• [Instructions for the task]
In the data below, locate each line with the word "chart" and list it.

• [A block of data]
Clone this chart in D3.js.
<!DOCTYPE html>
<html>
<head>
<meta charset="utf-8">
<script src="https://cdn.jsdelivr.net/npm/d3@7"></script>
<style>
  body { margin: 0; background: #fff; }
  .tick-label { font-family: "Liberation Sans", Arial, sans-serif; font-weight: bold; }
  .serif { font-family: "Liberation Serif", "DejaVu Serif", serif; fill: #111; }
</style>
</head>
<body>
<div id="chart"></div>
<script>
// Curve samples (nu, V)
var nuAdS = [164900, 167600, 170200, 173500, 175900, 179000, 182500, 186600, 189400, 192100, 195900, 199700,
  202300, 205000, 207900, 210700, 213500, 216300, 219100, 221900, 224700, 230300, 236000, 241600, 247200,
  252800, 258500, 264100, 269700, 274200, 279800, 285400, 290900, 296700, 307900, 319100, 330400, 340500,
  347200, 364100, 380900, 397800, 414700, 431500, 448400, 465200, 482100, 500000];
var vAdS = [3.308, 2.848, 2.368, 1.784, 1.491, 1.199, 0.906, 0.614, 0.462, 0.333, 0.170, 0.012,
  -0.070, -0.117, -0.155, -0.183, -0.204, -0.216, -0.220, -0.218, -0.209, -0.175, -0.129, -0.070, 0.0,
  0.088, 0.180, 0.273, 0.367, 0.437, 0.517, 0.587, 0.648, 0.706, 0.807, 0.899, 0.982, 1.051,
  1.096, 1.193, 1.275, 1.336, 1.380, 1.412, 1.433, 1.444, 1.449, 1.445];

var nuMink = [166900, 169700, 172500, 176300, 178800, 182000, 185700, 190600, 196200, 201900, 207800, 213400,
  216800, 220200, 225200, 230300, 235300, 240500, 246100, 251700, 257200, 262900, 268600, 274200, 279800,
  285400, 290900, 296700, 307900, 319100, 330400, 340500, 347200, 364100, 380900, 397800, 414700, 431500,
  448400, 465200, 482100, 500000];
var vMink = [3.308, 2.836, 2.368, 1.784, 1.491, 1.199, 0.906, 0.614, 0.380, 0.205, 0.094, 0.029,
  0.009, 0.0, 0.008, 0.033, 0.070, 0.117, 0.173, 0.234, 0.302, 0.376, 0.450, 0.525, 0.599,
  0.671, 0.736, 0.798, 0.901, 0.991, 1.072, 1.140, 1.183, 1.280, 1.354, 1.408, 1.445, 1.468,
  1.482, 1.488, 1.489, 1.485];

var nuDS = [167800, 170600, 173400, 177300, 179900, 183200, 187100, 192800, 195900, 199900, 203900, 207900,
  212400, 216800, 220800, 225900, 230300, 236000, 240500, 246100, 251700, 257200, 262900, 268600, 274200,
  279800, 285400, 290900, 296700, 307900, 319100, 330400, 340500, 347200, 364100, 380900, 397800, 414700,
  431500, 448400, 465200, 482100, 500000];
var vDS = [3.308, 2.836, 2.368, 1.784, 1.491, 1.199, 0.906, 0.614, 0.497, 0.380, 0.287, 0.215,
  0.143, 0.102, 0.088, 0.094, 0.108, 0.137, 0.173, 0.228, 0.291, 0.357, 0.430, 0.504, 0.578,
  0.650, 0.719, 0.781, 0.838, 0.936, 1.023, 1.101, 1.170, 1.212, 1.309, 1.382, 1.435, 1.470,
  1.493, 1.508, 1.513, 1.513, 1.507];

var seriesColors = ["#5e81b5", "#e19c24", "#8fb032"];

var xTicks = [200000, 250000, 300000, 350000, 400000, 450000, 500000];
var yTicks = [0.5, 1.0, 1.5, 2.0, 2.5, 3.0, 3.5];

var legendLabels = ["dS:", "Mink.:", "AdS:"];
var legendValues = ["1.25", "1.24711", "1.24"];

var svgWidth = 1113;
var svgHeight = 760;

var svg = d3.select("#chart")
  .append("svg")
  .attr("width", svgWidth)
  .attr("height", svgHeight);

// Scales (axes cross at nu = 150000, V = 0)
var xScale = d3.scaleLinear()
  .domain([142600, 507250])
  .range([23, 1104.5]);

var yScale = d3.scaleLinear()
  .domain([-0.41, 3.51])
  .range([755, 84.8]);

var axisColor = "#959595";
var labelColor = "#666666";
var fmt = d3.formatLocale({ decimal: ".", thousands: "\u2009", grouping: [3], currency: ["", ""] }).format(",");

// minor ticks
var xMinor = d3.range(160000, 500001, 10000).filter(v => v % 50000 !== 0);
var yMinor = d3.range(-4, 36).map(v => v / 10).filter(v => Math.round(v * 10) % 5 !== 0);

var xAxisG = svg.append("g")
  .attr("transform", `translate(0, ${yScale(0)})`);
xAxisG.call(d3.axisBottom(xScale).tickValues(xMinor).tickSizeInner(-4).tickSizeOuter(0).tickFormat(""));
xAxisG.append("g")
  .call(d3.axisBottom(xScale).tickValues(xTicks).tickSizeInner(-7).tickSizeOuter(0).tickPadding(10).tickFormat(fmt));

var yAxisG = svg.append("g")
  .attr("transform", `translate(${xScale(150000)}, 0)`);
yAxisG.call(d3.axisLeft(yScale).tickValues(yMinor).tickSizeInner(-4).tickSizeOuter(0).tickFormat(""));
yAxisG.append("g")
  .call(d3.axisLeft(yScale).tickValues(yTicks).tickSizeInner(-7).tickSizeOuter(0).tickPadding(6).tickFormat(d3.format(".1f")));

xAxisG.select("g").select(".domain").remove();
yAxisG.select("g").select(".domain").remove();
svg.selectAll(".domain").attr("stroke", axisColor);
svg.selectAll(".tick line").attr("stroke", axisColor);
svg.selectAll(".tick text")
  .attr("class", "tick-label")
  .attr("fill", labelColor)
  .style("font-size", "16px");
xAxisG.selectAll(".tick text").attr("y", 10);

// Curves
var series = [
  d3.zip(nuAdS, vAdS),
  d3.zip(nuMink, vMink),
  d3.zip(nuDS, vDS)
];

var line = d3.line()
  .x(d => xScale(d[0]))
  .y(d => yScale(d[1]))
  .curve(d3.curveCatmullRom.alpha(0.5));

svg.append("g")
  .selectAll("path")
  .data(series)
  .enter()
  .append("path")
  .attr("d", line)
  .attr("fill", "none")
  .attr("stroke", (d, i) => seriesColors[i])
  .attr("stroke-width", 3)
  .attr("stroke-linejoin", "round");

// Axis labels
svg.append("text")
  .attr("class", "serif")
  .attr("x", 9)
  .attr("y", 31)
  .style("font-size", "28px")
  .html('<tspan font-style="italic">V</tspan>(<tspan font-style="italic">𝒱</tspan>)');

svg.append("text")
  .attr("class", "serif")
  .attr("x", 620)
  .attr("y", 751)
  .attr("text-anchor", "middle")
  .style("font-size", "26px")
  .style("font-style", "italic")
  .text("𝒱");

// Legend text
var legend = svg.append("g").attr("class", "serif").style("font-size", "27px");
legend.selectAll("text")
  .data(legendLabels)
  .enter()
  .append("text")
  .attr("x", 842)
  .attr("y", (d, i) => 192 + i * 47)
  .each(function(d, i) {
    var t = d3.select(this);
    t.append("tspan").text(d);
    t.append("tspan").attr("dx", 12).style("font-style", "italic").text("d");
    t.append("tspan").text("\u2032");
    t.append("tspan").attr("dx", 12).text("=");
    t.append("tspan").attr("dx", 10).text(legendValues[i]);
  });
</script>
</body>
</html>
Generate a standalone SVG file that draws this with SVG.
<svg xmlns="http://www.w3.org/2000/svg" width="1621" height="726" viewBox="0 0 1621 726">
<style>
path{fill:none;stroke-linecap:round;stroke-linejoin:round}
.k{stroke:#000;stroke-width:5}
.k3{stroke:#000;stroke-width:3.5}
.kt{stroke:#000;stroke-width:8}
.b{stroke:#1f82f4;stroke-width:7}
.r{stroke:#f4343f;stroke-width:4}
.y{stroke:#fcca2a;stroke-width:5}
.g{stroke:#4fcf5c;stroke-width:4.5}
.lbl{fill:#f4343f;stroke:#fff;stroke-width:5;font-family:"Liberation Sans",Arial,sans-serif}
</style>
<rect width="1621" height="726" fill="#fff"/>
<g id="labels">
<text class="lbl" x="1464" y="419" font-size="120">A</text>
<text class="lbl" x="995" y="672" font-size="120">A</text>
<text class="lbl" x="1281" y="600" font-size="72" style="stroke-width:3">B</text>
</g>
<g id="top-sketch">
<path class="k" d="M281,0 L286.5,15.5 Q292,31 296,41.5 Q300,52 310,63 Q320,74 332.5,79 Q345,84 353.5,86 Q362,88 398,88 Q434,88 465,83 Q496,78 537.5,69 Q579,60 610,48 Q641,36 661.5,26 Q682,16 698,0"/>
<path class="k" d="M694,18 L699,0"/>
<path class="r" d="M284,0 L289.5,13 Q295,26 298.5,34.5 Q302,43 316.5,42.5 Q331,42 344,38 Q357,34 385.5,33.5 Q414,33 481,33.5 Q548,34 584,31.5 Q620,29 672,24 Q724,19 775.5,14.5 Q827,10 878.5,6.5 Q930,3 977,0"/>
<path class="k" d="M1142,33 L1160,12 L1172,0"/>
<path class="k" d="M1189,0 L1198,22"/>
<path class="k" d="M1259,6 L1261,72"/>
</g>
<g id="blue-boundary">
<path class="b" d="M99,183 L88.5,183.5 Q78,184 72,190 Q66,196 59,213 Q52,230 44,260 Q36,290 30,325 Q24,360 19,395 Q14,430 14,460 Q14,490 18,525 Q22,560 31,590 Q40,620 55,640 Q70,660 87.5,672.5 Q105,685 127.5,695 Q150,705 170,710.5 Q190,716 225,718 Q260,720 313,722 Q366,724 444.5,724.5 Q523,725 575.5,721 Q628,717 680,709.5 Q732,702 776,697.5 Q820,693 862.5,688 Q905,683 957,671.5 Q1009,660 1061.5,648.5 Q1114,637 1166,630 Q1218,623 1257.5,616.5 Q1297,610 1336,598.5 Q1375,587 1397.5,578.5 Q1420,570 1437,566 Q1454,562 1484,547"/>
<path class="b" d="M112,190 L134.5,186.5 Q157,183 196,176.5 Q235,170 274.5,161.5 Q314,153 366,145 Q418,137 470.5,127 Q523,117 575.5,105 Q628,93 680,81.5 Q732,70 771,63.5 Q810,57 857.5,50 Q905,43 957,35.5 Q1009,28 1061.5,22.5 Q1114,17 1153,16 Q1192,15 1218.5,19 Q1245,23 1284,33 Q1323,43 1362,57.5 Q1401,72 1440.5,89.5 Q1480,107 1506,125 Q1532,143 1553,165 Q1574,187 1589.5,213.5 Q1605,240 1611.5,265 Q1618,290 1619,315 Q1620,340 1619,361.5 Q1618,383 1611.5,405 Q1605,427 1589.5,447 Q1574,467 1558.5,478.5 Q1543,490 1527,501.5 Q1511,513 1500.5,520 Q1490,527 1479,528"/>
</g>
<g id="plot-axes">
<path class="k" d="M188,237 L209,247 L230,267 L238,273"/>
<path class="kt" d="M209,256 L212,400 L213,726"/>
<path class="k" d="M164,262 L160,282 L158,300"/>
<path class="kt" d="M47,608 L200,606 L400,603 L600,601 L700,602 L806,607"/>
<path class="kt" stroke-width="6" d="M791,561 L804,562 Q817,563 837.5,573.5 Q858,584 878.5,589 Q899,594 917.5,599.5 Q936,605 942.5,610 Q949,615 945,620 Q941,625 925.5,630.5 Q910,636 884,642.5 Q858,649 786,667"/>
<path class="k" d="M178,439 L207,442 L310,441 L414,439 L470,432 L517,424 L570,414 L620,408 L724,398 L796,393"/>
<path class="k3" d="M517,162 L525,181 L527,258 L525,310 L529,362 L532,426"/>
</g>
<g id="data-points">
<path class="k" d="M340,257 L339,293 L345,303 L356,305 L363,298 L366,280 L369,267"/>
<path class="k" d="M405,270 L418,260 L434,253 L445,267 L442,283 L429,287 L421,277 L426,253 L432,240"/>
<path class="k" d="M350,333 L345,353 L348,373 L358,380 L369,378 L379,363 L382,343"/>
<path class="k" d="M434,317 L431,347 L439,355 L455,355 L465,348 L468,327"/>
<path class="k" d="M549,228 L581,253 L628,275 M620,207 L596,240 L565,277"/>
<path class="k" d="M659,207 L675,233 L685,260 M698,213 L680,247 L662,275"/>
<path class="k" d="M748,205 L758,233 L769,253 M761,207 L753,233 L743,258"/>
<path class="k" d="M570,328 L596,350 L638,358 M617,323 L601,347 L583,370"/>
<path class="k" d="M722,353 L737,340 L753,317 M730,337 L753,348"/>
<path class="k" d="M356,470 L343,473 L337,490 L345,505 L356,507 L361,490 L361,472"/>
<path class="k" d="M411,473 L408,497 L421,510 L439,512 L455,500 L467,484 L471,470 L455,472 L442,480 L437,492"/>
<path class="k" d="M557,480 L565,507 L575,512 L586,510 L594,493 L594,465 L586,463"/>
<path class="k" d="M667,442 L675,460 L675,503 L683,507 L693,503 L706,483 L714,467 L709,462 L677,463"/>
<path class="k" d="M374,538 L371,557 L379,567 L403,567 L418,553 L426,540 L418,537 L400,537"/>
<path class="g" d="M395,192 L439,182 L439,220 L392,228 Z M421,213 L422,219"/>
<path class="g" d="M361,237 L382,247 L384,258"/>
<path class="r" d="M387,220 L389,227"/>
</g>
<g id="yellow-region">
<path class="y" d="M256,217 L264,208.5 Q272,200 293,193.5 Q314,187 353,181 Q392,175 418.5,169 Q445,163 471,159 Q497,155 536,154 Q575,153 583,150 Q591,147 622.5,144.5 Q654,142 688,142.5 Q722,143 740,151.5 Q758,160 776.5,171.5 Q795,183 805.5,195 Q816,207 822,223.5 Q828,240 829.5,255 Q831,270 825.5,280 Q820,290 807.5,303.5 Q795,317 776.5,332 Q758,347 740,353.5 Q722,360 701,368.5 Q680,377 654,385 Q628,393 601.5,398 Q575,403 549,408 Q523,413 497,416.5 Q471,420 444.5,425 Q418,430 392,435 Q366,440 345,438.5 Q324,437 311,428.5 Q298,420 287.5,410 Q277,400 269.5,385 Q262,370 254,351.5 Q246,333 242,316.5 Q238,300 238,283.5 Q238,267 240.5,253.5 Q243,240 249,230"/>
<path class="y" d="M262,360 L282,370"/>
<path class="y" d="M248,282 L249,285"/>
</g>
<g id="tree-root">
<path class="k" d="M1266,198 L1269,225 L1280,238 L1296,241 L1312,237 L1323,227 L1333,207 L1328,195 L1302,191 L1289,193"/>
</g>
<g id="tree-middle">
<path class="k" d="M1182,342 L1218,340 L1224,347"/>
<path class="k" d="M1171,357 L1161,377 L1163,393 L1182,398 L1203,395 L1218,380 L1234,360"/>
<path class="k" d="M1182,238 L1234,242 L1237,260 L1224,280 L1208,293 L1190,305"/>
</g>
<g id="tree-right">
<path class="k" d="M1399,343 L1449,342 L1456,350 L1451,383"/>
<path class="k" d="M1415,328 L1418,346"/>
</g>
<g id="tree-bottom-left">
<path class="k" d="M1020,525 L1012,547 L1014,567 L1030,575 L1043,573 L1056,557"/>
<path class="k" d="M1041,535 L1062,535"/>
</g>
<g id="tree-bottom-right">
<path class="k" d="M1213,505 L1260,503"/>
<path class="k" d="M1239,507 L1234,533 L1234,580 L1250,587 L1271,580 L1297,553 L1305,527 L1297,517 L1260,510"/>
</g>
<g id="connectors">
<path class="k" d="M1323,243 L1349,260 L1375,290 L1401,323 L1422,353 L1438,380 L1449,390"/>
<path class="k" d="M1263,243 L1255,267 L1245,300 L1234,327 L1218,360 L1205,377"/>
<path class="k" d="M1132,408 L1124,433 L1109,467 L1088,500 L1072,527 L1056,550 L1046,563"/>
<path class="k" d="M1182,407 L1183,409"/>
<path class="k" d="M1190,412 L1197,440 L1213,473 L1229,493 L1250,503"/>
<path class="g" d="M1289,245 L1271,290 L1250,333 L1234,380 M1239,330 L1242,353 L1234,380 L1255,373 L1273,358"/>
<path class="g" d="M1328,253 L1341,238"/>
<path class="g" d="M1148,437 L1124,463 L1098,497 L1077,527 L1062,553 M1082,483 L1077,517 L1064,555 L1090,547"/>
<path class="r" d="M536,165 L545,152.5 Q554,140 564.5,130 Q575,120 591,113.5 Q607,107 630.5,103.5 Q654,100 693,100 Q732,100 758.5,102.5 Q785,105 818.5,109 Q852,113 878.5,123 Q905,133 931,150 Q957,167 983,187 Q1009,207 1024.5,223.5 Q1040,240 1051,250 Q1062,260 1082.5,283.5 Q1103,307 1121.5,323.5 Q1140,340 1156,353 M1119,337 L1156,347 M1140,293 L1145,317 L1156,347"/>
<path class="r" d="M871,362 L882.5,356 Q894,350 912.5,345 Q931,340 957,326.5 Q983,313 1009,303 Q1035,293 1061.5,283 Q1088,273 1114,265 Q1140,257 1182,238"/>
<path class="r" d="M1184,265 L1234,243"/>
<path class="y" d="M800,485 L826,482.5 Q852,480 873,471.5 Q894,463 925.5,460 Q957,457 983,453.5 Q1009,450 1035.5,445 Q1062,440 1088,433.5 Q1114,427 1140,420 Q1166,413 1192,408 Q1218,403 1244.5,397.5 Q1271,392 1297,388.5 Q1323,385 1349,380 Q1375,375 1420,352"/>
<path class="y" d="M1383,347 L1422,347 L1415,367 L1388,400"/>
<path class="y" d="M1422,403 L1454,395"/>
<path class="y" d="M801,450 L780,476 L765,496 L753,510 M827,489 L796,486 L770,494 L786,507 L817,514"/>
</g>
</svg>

• [Worked solution]
Clone this chart in D3.js.
<div id="chart"></div>
var svg = d3.select("#chart")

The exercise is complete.